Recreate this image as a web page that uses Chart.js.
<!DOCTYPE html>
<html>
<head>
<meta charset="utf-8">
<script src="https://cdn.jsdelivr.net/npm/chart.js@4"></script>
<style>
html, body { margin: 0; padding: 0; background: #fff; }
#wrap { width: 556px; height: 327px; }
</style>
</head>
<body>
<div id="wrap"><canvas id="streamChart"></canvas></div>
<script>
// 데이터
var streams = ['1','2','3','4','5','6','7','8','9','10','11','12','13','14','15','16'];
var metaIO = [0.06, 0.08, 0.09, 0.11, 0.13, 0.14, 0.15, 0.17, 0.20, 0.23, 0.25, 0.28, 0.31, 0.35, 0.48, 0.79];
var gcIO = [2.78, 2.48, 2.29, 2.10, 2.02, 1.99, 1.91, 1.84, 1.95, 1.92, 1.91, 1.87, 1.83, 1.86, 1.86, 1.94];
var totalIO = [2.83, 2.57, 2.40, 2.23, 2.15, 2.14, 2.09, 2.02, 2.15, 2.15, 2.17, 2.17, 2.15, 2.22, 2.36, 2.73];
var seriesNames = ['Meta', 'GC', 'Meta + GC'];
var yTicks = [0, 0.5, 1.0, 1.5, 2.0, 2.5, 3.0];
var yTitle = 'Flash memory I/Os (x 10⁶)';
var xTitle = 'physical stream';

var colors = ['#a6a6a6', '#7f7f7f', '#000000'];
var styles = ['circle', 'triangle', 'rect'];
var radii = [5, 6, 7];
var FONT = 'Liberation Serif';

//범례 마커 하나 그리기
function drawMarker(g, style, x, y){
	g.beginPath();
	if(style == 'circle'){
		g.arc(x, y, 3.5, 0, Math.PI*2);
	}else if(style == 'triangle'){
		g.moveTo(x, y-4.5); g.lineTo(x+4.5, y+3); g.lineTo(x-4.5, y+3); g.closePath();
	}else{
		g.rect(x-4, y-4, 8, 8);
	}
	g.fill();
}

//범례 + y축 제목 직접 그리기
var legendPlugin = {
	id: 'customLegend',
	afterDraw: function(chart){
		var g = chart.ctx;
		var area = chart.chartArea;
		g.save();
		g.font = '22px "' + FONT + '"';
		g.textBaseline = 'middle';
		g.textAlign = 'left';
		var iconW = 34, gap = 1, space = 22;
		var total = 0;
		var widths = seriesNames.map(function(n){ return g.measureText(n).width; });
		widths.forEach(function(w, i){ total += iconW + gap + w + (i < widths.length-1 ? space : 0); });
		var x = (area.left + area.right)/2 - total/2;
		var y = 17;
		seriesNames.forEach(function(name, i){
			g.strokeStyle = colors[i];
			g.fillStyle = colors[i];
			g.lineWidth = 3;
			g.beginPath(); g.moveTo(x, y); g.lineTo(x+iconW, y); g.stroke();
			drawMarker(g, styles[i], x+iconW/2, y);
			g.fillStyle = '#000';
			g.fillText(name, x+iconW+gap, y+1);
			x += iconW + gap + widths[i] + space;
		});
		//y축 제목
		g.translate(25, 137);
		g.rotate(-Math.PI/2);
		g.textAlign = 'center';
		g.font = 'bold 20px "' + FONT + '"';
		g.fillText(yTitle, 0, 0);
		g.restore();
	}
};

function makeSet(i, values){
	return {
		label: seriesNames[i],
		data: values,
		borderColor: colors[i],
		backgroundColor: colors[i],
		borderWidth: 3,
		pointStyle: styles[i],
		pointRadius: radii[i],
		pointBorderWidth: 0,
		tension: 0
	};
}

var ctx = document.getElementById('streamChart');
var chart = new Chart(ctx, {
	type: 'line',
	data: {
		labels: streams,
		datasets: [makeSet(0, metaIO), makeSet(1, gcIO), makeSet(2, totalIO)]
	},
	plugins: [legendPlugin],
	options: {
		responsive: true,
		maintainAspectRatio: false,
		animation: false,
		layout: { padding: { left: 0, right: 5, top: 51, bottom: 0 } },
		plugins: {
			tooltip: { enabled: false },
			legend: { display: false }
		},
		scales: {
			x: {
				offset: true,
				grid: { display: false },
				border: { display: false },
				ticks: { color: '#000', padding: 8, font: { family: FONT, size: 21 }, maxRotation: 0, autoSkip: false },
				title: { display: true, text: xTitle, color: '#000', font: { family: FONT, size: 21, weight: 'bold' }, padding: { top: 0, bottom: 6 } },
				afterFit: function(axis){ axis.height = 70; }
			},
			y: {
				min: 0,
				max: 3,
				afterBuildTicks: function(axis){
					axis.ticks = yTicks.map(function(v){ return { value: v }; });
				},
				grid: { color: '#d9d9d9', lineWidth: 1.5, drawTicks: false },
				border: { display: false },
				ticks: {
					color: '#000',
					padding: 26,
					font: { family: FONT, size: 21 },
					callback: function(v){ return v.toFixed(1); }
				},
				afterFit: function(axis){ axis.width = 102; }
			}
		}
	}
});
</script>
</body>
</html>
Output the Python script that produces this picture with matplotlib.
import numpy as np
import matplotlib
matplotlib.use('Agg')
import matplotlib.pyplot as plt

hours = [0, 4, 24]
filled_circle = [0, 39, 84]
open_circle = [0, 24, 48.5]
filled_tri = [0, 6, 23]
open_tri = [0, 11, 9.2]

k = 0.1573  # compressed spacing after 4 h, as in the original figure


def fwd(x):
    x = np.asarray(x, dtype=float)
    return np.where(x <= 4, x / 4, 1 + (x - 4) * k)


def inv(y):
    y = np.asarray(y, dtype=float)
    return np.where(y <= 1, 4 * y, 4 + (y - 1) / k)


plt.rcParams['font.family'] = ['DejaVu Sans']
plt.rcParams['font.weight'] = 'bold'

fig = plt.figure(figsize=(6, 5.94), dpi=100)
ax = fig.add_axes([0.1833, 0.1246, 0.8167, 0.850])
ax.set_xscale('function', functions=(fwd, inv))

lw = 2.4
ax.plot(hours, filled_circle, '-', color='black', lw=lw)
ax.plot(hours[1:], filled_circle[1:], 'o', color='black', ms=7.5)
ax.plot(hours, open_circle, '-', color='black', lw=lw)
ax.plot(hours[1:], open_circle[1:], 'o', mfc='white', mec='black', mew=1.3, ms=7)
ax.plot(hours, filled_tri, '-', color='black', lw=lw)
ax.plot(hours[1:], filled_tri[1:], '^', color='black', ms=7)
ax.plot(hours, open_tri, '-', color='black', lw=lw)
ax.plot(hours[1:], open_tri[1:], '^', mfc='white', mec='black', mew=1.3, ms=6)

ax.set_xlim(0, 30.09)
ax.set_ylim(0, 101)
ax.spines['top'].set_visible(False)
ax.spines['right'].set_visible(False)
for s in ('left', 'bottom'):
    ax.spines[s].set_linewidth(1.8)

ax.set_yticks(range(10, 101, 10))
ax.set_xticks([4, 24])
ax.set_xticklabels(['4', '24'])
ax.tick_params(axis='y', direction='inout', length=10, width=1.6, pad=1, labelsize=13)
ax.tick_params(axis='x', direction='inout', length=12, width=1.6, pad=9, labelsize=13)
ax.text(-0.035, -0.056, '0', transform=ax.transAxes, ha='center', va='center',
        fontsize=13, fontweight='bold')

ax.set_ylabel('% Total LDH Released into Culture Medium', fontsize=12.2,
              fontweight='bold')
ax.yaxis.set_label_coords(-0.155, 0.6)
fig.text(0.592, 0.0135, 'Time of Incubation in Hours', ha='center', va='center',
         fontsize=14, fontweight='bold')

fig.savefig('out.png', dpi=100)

______________________________

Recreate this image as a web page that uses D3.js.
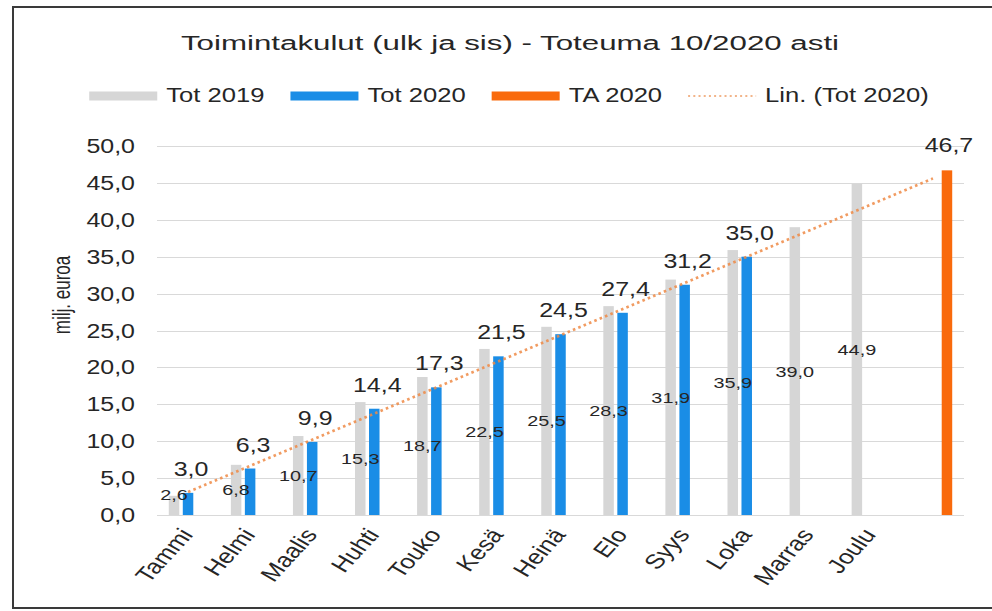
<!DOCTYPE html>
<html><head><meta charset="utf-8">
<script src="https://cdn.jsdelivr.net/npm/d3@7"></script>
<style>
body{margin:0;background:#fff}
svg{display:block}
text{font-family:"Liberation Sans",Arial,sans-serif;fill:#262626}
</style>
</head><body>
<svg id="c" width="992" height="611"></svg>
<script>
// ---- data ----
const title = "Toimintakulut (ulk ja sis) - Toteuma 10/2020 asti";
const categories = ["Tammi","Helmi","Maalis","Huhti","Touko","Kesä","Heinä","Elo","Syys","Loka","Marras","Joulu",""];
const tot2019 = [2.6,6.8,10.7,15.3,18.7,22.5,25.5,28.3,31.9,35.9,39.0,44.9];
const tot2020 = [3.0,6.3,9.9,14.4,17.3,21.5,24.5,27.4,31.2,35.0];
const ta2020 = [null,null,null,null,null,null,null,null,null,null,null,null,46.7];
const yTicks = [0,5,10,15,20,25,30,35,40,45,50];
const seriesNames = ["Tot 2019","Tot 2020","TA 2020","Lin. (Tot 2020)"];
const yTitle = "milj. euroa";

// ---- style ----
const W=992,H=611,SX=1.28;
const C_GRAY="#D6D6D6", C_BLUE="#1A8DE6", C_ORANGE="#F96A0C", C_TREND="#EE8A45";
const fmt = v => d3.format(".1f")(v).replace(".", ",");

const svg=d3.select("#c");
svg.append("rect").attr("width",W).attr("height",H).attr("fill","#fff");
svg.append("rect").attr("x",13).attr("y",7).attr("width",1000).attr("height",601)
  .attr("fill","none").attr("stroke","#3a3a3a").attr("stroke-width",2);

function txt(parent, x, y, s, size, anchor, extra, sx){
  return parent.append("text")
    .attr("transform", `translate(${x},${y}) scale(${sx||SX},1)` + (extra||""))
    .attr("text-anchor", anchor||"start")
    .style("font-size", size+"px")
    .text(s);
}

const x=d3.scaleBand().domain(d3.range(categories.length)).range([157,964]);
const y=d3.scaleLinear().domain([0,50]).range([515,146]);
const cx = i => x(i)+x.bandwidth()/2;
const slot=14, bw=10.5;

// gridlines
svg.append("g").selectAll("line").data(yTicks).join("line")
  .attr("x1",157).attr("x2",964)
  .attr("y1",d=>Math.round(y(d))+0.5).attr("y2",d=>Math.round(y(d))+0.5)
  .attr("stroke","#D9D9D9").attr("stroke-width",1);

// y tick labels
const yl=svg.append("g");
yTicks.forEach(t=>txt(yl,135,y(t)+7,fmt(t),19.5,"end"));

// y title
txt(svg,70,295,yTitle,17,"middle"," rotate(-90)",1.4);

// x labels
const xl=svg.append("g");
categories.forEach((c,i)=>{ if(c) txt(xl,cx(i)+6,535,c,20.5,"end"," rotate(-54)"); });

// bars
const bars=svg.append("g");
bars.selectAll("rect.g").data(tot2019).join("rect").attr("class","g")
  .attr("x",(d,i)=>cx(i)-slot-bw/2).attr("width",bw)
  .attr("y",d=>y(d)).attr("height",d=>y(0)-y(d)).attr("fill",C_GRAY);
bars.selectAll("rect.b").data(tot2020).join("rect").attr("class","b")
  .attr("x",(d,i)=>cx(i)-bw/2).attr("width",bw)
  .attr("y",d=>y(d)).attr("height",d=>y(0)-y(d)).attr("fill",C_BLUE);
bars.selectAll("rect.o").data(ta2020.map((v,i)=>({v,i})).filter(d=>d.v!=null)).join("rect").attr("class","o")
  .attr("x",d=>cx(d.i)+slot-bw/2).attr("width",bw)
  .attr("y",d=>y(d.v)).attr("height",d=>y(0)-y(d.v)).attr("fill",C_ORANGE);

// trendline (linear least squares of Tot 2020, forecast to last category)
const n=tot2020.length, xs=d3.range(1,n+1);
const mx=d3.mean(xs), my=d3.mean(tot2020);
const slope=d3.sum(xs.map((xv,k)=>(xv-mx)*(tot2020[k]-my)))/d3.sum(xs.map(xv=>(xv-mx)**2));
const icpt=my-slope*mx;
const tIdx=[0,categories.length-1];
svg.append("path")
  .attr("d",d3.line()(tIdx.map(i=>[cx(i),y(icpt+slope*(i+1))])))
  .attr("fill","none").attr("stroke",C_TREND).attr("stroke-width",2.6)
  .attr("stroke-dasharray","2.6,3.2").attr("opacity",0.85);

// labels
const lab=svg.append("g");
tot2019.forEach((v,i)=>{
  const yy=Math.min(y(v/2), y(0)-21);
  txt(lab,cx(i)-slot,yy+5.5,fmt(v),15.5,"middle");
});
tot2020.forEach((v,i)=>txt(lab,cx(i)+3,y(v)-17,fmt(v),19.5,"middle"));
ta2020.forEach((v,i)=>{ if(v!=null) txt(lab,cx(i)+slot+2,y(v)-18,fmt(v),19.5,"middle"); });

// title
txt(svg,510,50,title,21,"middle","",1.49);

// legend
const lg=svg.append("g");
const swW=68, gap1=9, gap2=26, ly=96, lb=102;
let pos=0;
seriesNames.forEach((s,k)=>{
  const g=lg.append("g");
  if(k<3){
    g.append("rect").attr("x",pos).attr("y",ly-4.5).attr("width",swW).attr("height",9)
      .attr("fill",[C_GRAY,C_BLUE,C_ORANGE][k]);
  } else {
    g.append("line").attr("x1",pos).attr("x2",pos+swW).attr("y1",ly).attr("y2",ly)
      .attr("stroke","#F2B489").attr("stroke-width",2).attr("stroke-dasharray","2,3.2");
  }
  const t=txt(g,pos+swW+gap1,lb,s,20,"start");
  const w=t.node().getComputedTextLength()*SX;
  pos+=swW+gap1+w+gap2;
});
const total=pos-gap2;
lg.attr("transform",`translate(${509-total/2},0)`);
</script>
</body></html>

______________________________

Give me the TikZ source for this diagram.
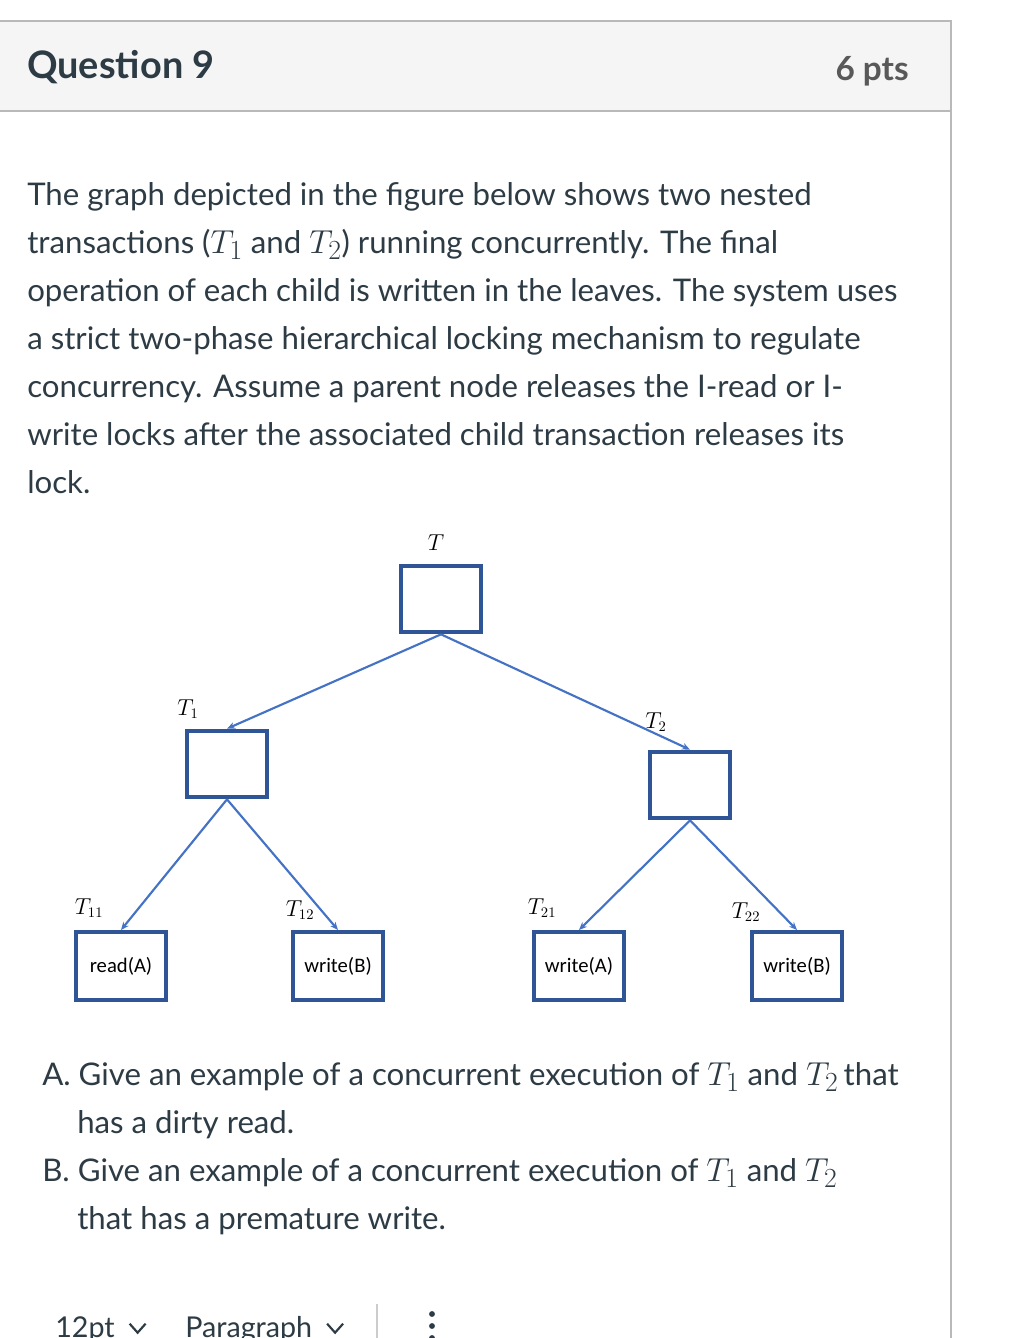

______________________________

> Written request:
Above are the records; from them, give again exactly the lines from the one containing "Recreate this image as a web page that uses Chart.js." through the one containing "var xTitle = 'physical stream';", both included.

> Exercise response:
Recreate this image as a web page that uses Chart.js.
<!DOCTYPE html>
<html>
<head>
<meta charset="utf-8">
<script src="https://cdn.jsdelivr.net/npm/chart.js@4"></script>
<style>
html, body { margin: 0; padding: 0; background: #fff; }
#wrap { width: 556px; height: 327px; }
</style>
</head>
<body>
<div id="wrap"><canvas id="streamChart"></canvas></div>
<script>
// 데이터
var streams = ['1','2','3','4','5','6','7','8','9','10','11','12','13','14','15','16'];
var metaIO = [0.06, 0.08, 0.09, 0.11, 0.13, 0.14, 0.15, 0.17, 0.20, 0.23, 0.25, 0.28, 0.31, 0.35, 0.48, 0.79];
var gcIO = [2.78, 2.48, 2.29, 2.10, 2.02, 1.99, 1.91, 1.84, 1.95, 1.92, 1.91, 1.87, 1.83, 1.86, 1.86, 1.94];
var totalIO = [2.83, 2.57, 2.40, 2.23, 2.15, 2.14, 2.09, 2.02, 2.15, 2.15, 2.17, 2.17, 2.15, 2.22, 2.36, 2.73];
var seriesNames = ['Meta', 'GC', 'Meta + GC'];
var yTicks = [0, 0.5, 1.0, 1.5, 2.0, 2.5, 3.0];
var yTitle = 'Flash memory I/Os (x 10⁶)';
var xTitle = 'physical stream';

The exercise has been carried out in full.